I took it home and made it a couple of times. It is so delicious. But then Katrina happened. I thought the recipe was downstairs in the kitchen, and it had been lost with everything else downstairs because of the water. Plus she passed away and then Jimmy’s dad passed away so there was no way I was ever going to see that recipe again. I just thought it was lost forever.

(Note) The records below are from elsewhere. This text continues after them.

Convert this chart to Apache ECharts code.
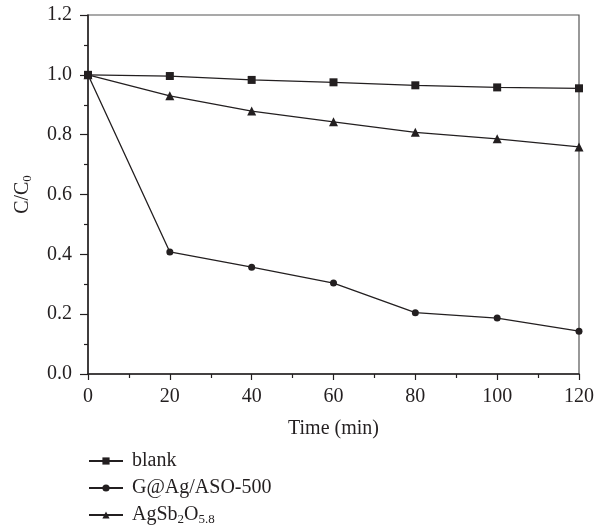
<!DOCTYPE html>
<html>
<head>
<meta charset="utf-8">
<script src="https://cdn.jsdelivr.net/npm/echarts@6/dist/echarts.min.js"></script>
<style>
  html, body { margin: 0; padding: 0; background: #fff; }
  #chart { width: 597px; height: 531px; }
</style>
</head>
<body>
<div id="chart"></div>
<script>
// Time points (min) and relative concentration C/C0 for each sample
const times = [0, 20, 40, 60, 80, 100, 120];
const blank = [1.0, 0.996, 0.983, 0.975, 0.965, 0.958, 0.955];
const gagAso = [1.0, 0.408, 0.357, 0.304, 0.205, 0.187, 0.143];
const agSbO = [1.0, 0.930, 0.879, 0.843, 0.808, 0.786, 0.759];

const seriesNames = ['blank', 'G@Ag/ASO-500', 'AgSb2O5.8'];
const xTicks = [0, 20, 40, 60, 80, 100, 120];
const yTicks = [0.0, 0.2, 0.4, 0.6, 0.8, 1.0, 1.2];

const ink = '#231f20';
const font = 'Liberation Serif';
const fs = 20;

const pairs = arr => times.map((t, i) => [t, arr[i]]);

const chart = echarts.init(document.getElementById('chart'), null, { renderer: 'canvas' });

const subStyle = { fontSize: 13, fontFamily: font, color: ink, padding: [10, 0, 0, 0] };

chart.setOption({
  animation: false,
  backgroundColor: '#fff',
  grid: {
    left: 88, right: 16, top: 15, bottom: 157,
    show: true, borderColor: '#555', borderWidth: 1.2, backgroundColor: 'transparent'
  },
  xAxis: {
    type: 'value',
    min: xTicks[0], max: xTicks[xTicks.length - 1], interval: 20,
    name: 'Time (min)', nameLocation: 'middle', nameGap: 45,
    nameTextStyle: { fontFamily: font, fontSize: fs, color: ink },
    axisLine: { lineStyle: { color: ink, width: 1.5 } },
    axisTick: { inside: false, length: 6, lineStyle: { color: ink, width: 1.2 } },
    minorTick: { show: true, splitNumber: 2, length: 4, lineStyle: { color: ink, width: 1.2 } },
    axisLabel: { fontFamily: font, fontSize: fs, color: ink, margin: 13 },
    splitLine: { show: false }
  },
  yAxis: {
    type: 'value',
    min: yTicks[0], max: yTicks[yTicks.length - 1], interval: 0.2,
    name: 'C/C{sub|0}', nameLocation: 'middle', nameGap: 54, nameRotate: 90,
    nameTextStyle: { fontFamily: font, fontSize: fs, color: ink, rich: { sub: subStyle } },
    axisLine: { lineStyle: { color: ink, width: 1.5 } },
    axisTick: { inside: false, length: 8, lineStyle: { color: ink, width: 1.2 } },
    minorTick: { show: true, splitNumber: 2, length: 4, lineStyle: { color: ink, width: 1.2 } },
    axisLabel: { fontFamily: font, fontSize: fs, color: ink, margin: 16, formatter: v => v.toFixed(1) },
    splitLine: { show: false }
  },
  legend: {
    orient: 'vertical',
    left: 83, top: 446, height: 200,
    itemWidth: 34, itemHeight: 9, itemGap: 7,
    data: seriesNames,
    textStyle: {
      fontFamily: font, fontSize: fs, color: ink, padding: [0, 0, 0, 4],
      rich: { sub: subStyle }
    },
    formatter: name => name === 'AgSb2O5.8' ? 'AgSb{sub|2}O{sub|5.8}' : name
  },
  series: [
    {
      name: seriesNames[0], type: 'line', data: pairs(blank),
      symbol: 'rect', symbolSize: 8,
      lineStyle: { color: ink, width: 1.3 }, itemStyle: { color: ink }
    },
    {
      name: seriesNames[1], type: 'line', data: pairs(gagAso),
      symbol: 'circle', symbolSize: 7,
      lineStyle: { color: ink, width: 1.3 }, itemStyle: { color: ink }
    },
    {
      name: seriesNames[2], type: 'line', data: pairs(agSbO),
      symbol: 'triangle', symbolSize: 9,
      lineStyle: { color: ink, width: 1.3 }, itemStyle: { color: ink }
    }
  ]
});
</script>
</body>
</html>
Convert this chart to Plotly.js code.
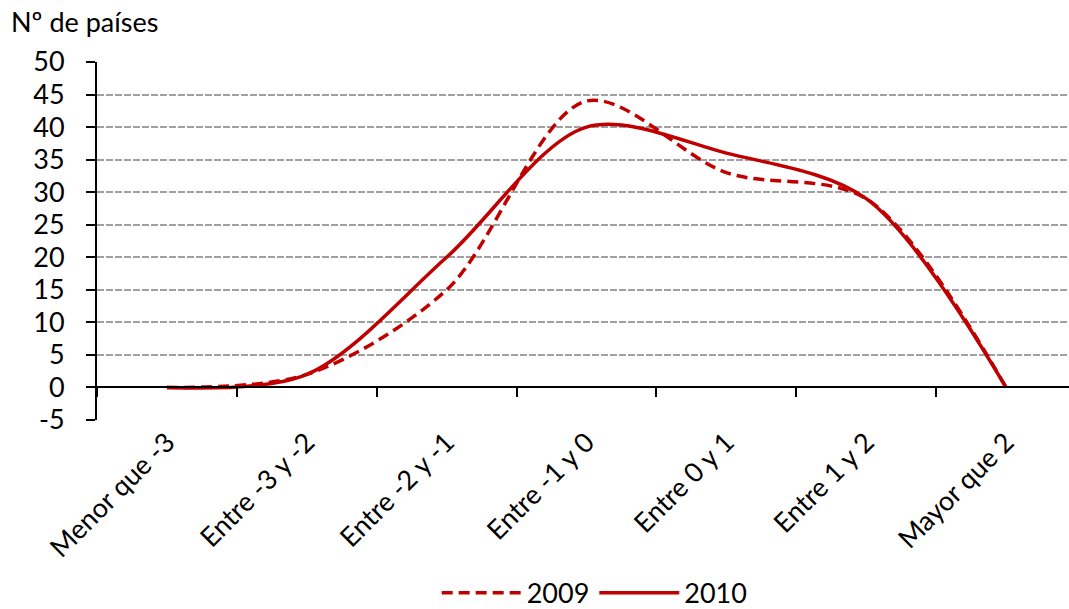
<!DOCTYPE html>
<html>
<head>
<meta charset="utf-8">
<script src="https://cdn.plot.ly/plotly-3.0.1.min.js"></script>
<style>
html,body{margin:0;padding:0;background:#fff;}
#chart{width:1069px;height:609px;}
</style>
</head>
<body>
<div id="chart"></div>
<script>
const categories = ["Menor que -3", "Entre -3 y -2", "Entre -2 y -1", "Entre -1 y 0", "Entre 0 y 1", "Entre 1 y 2", "Mayor que 2"];
const values2009 = [0, 2, 15, 44, 33, 29, 0];
const values2010 = [0, 2, 20, 40, 36, 29, 0];
const yTicks = [-5, 0, 5, 10, 15, 20, 25, 30, 35, 40, 45, 50];
const yTickLabels = ["-5", "0", "5", "10", "15", "20", "25", "30", "35", "40", "45", "50"];
const boundaries = [-0.5, 0.5, 1.5, 2.5, 3.5, 4.5, 5.5, 6.5];

const FONT = "Lato, 'Open Sans', sans-serif";
const FS = 27;
const RED = "#C00000";
const yMin = -5, yMax = 50;
const xRange = [-0.5, 6.45];

const traces = [
  {
    x: categories, y: values2009, name: "2009", type: "scatter", mode: "lines",
    line: {color: RED, width: 3.5, dash: "11px,6px", shape: "spline", smoothing: 0.9}
  },
  {
    x: categories, y: values2010, name: "2010", type: "scatter", mode: "lines",
    line: {color: RED, width: 3.5, shape: "spline", smoothing: 0.9}
  },
  {
    // invisible helper so the category-boundary axis (x2) is drawn at y = 0
    x: boundaries, y: boundaries.map(() => 0), xaxis: "x2", yaxis: "y",
    type: "scatter", mode: "none", showlegend: false, hoverinfo: "skip"
  }
];

const layout = {
  width: 1069, height: 609,
  paper_bgcolor: "#fff", plot_bgcolor: "#fff",
  margin: {l: 97, r: 0, t: 62, b: 189},
  font: {family: FONT, size: FS, color: "#000"},
  showlegend: true,
  legend: {
    orientation: "h", x: 0.512, xanchor: "center",
    yref: "container", y: 0.026, yanchor: "middle",
    font: {family: FONT, size: FS, color: "#000"}, itemwidth: 80, traceorder: "normal"
  },
  xaxis: {
    type: "category", range: xRange, showline: false, showgrid: false, zeroline: false,
    automargin: false,
    ticks: "", tickangle: -45, tickfont: {family: FONT, size: FS, color: "#000"}
  },
  xaxis2: {
    type: "linear", overlaying: "x", anchor: "free", side: "bottom",
    position: (0 - yMin) / (yMax - yMin), automargin: false,
    range: xRange, tickmode: "array", tickvals: boundaries,
    showticklabels: false, ticks: "outside", ticklen: 9, tickwidth: 2, tickcolor: "#000",
    showline: true, linecolor: "#000", linewidth: 2, showgrid: false, zeroline: false
  },
  yaxis: {
    range: [yMin, yMax], tickmode: "array", tickvals: yTicks, ticktext: yTickLabels,
    automargin: false,
    showline: true, linecolor: "#000", linewidth: 2,
    ticks: "outside", ticklen: 9, tickwidth: 2, tickcolor: "#000", ticklabelstandoff: 16,
    showgrid: true, gridcolor: "#a0a0a0", gridwidth: 2, griddash: "7px,2px",
    zeroline: true, zerolinecolor: "#000", zerolinewidth: 2,
    tickfont: {family: FONT, size: FS, color: "#000"}
  },
  annotations: [
    {text: "Nº de países", xref: "paper", yref: "paper", x: -0.091, y: 1.112,
     xanchor: "left", yanchor: "middle", showarrow: false,
     font: {family: FONT, size: FS, color: "#000"}}
  ]
};

Plotly.newPlot("chart", traces, layout, {displayModeBar: false, staticPlot: true});
</script>
</body>
</html>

The other day, my mom was cleaning out some things and in this shoebox with a bunch of random stuff was the recipe. I don’t know how it got in the box or where it has been. It has holes and water stains on it, so I don’t know if it was downstairs and somehow survived and got put in the box. Or if it was upstairs in the box all along, but I don’t know how it could have been upstairs. It’s just a mystery. But now after all this time we have Jimmy’s mom’s carrot cake recipe. It is my favorite.

(Note: I asked Jesse if he would photograph the recipe and send it to me. He did and the photo is as follows…)

Evelyn Ford’s Carrot Cake with Cream Cheese Frosting

Ingredients:

for cake:

2 cups sugar

1 1/2 cup cooking oil

4 eggs

2 cups sifted flour

2 tsp cinnamon

2 tsp baking soda

2 tsp baking powder

1 tsp salt

3 cups grated carrots

1/2 cup chopped pecans

for the cream cheese frosting:

1 pound powdered (confectioner’s) sugar

8 oz cream cheese

1/8 cup butter, softened

2 tsp vanilla

1. Beat sugar & oil until blended

2. Add eggs one at a time, beating after each addition.

3. Sift dry ingredients into sugar-oil mixture.

4. Add carrots & pecans, mix well.

5. Grease 3 9-inch cake pans. Batter into pans.

6. Bake at 325 degrees for 45 min.

7. Cool.

8. For icing, beat all ingredients together and ice cake layers.